By John Burke Published March 6, 2026 Updated March 3, 2026

Last week, a former colleague called to catch up.

He’d just been promoted to senior vice president at a Fortune 500 company.

The call lasted forty minutes, most of it him listing his new responsibilities, the size of his team, his expanded budget.

When I mentioned I’d spent the morning reading a book about the Roman Empire and then walked three miles along the river, there was a long pause.

“Don’t you get bored?” he asked.

That same evening, I had dinner with my neighbor, a retired teacher who grows tomatoes and volunteers at the library.

She talked about the novel she’s finally writing, the grandkids she watches on Thursdays, the satisfaction of her small routine.

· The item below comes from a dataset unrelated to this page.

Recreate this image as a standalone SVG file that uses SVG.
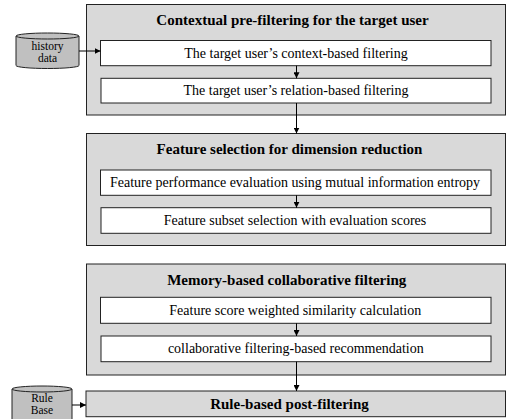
<svg xmlns="http://www.w3.org/2000/svg" width="508" height="419" viewBox="0 0 508 419">
<style>
.outer{fill:#d9d9d9;stroke:#222;stroke-width:1}
.inner{fill:#fff;stroke:#222;stroke-width:1}
.cyl{fill:#c0c0c0;stroke:#222;stroke-width:1}
.t{font-family:"Liberation Serif","Times New Roman",serif;font-size:14px;fill:#000;text-anchor:middle}
.b{font-weight:bold;font-size:15px}
.s{font-size:11.5px}
.c{stroke:#000;stroke-width:1;fill:none;marker-end:url(#ah)}
</style>
<defs>
<marker id="ah" viewBox="0 0 10 10" refX="10" refY="5" markerWidth="6" markerHeight="6" markerUnits="userSpaceOnUse" orient="auto">
<path d="M0,0 L10,5 L0,10 z" fill="#000"/>
</marker>
</defs>
<rect width="508" height="419" fill="#fff"/>
<g id="history">
<path class="cyl" d="M16,36 A31.5,3 0 0 1 79,36 L79,65.5 A31.5,3 0 0 1 16,65.5 Z"/>
<path d="M16,36 A31.5,3 0 0 0 79,36" fill="none" stroke="#222"/>
<text class="t s" x="47.5" y="50">history</text>
<text class="t s" x="47.5" y="61.7">data</text>
</g>
<g id="rulebase">
<path class="cyl" d="M12,389 A30,3 0 0 1 72,389 L72,425 L12,425 Z"/>
<path d="M12,389 A30,3 0 0 0 72,389" fill="none" stroke="#222"/>
<text class="t s" x="42" y="401.7">Rule</text>
<text class="t s" x="42" y="414.3">Base</text>
</g>
<g id="stage1">
<rect class="outer" x="86.5" y="4.5" width="419" height="110.5"/>
<text class="t b" x="292.5" y="25">Contextual pre-filtering for the target user</text>
</g>
<g id="context-filter">
<rect class="inner" x="100.5" y="40.5" width="390.5" height="25.2"/>
<text class="t" x="296" y="58">The target user’s context-based filtering</text>
</g>
<g id="relation-filter">
<rect class="inner" x="101" y="78.3" width="390" height="24.7"/>
<text class="t" x="296" y="95">The target user’s relation-based filtering</text>
</g>
<g id="stage2">
<rect class="outer" x="86.5" y="133.5" width="419" height="112"/>
<text class="t b" x="289.5" y="153.5">Feature selection for dimension reduction</text>
</g>
<g id="feat-eval">
<rect class="inner" x="100.5" y="170" width="390.5" height="25.3"/>
<text class="t" x="295" y="187">Feature performance evaluation using mutual information entropy</text>
</g>
<g id="feat-subset">
<rect class="inner" x="101" y="207.7" width="390" height="25.6"/>
<text class="t" x="295" y="225">Feature subset selection with evaluation scores</text>
</g>
<g id="stage3">
<rect class="outer" x="86.5" y="264" width="419" height="111"/>
<text class="t b" x="286.7" y="285">Memory-based collaborative filtering</text>
</g>
<g id="similarity">
<rect class="inner" x="100.5" y="297.3" width="390.5" height="26"/>
<text class="t" x="295.3" y="314.5">Feature score weighted similarity calculation</text>
</g>
<g id="cf-rec">
<rect class="inner" x="101" y="336" width="390" height="25.7"/>
<text class="t" x="295.8" y="353">collaborative filtering-based recommendation</text>
</g>
<g id="stage4">
<rect class="outer" x="86" y="391" width="419.5" height="25.7"/>
<text class="t b" x="289.5" y="408.5">Rule-based post-filtering</text>
</g>
<g id="connectors">
<line class="c" x1="79" y1="51" x2="100.5" y2="51"/>
<line class="c" x1="72" y1="405" x2="86" y2="405"/>
<line class="c" x1="296.5" y1="65.7" x2="296.5" y2="78.3"/>
<line class="c" x1="296.5" y1="103" x2="296.5" y2="133.5"/>
<line class="c" x1="296.5" y1="195.3" x2="296.5" y2="207.7"/>
<line class="c" x1="296.5" y1="323.3" x2="296.5" y2="336"/>
<line class="c" x1="296.5" y1="361.7" x2="296.5" y2="391"/>
</g>
</svg>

Her face was relaxed in a way my colleague’s hadn’t been in years.

The contrast stuck with me.

Here were two people, both successful by conventional standards, but only one seemed genuinely content.

And it wasn’t the one with the corner office.

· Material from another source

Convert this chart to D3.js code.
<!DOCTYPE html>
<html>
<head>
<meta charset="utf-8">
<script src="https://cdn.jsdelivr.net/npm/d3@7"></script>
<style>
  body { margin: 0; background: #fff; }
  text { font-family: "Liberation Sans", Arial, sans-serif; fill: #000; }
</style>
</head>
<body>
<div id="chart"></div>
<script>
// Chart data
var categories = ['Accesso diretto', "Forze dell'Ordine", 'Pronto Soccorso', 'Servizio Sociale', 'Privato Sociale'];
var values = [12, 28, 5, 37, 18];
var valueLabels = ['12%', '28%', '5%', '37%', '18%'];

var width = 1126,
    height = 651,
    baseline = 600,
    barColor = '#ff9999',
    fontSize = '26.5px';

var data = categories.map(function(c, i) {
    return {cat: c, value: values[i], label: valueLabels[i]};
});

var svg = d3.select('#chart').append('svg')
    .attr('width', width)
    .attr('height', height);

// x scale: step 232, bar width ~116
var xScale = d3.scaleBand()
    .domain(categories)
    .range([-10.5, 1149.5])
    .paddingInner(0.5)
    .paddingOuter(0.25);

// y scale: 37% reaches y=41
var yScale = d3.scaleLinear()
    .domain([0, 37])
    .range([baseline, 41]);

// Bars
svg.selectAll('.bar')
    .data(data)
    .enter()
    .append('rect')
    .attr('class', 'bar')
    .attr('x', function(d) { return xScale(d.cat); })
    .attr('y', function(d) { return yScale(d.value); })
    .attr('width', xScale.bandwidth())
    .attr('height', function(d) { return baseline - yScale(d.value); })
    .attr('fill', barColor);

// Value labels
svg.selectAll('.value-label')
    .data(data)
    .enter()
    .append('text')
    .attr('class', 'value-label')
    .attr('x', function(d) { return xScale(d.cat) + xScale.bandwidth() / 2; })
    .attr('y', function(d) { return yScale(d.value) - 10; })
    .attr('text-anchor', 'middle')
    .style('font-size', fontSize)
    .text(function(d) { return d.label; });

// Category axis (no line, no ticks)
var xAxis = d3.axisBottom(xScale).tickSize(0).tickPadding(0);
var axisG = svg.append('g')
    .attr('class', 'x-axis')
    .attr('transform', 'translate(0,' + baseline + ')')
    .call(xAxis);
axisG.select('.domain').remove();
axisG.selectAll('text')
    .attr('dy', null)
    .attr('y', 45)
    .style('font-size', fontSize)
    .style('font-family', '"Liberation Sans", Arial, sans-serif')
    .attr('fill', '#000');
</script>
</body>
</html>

After decades in corporate negotiations, watching people chase bigger titles and fatter paychecks, I’ve noticed something about those who resist the constant push for more.

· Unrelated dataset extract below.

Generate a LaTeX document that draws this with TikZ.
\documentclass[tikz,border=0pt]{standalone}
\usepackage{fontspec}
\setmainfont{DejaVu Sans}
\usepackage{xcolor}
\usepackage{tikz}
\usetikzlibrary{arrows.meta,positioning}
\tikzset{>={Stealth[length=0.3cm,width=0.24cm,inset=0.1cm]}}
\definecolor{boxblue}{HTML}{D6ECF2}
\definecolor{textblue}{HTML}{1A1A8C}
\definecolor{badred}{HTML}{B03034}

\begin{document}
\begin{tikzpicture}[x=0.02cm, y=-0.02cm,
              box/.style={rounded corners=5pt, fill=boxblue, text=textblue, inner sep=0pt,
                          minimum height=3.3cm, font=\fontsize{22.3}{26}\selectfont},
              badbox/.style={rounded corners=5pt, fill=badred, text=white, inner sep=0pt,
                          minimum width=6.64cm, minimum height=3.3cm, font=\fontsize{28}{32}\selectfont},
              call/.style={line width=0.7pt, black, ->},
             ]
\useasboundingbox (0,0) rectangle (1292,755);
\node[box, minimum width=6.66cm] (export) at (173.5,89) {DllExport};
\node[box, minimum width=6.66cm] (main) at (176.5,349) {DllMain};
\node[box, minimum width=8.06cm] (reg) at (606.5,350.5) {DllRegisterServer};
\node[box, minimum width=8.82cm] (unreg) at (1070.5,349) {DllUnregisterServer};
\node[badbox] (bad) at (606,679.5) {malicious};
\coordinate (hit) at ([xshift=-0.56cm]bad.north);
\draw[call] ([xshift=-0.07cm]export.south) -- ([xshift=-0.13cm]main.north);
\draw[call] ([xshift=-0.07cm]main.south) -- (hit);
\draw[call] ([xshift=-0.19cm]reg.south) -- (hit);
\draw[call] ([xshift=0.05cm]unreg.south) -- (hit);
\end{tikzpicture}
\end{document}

They share a quality that has nothing to do with lacking ambition or settling for less.

They’ve developed what I call intentional immunity to the world’s scorecard.

They know exactly what they’re optimizing for, and more importantly, what they’re not.

1) They understand the difference between enough and excess

In my notebook, I keep returning to one question: “What am I optimizing for now?”

The answer used to be straightforward: more influence, higher compensation, better positioning.

But retirement forces you to reckon with a different calculation.

People content with smaller lives have figured out their personal definition of enough.

Not society’s version, not their parents’ version, not their neighbors’ version. Their own.

They recognize that past a certain point, more money means less freedom, not more.

More possessions mean more maintenance.

More commitments mean less presence.

A friend recently turned down a consulting gig that would have tripled his retirement income.

His reasoning was simple: the money would be nice, but the cost to his mornings, his reading time, his walks, was too high.

He’d already crossed his threshold of enough.

Adding more would subtract from what he’d built.

Most people never do this math.

They keep accumulating by default, assuming more is always better.

But those who’ve found contentment understand that excess isn’t abundance; it’s burden disguised as success.

2) They’ve stopped performing for an audience that isn’t watching

Here’s what thirty years in corporate America taught me: most people make decisions based on how they think others will judge them.

They buy houses to impress people they don’t like.

They take jobs that sound good at parties.

They maintain lifestyles that photograph well but feel hollow.

People content with quiet lives have realized something profound: nobody’s actually watching that closely.

The audience you’re performing for is mostly in your head.

Your former colleagues aren’t thinking about your retirement choices.

Your extended family isn’t scrutinizing your downsized living situation.

They’re too busy managing their own performances.

I know a couple who sold their suburban showcase home and moved to a modest cottage near their daughter.

The relief in their voices when they describe not maintaining a house built for entertaining people they no longer see is palpable.

They stopped performing, and nobody noticed except them.

They noticed they were happier.

3) They treat time as their primary currency

Money matters. Let’s not pretend otherwise.

But people who’ve mastered contentment understand that after securing basic comfort and security, time becomes the resource worth protecting most fiercely.

They do the math differently.

They don’t ask “How much will this pay?”

They ask “How much of my life will this cost?”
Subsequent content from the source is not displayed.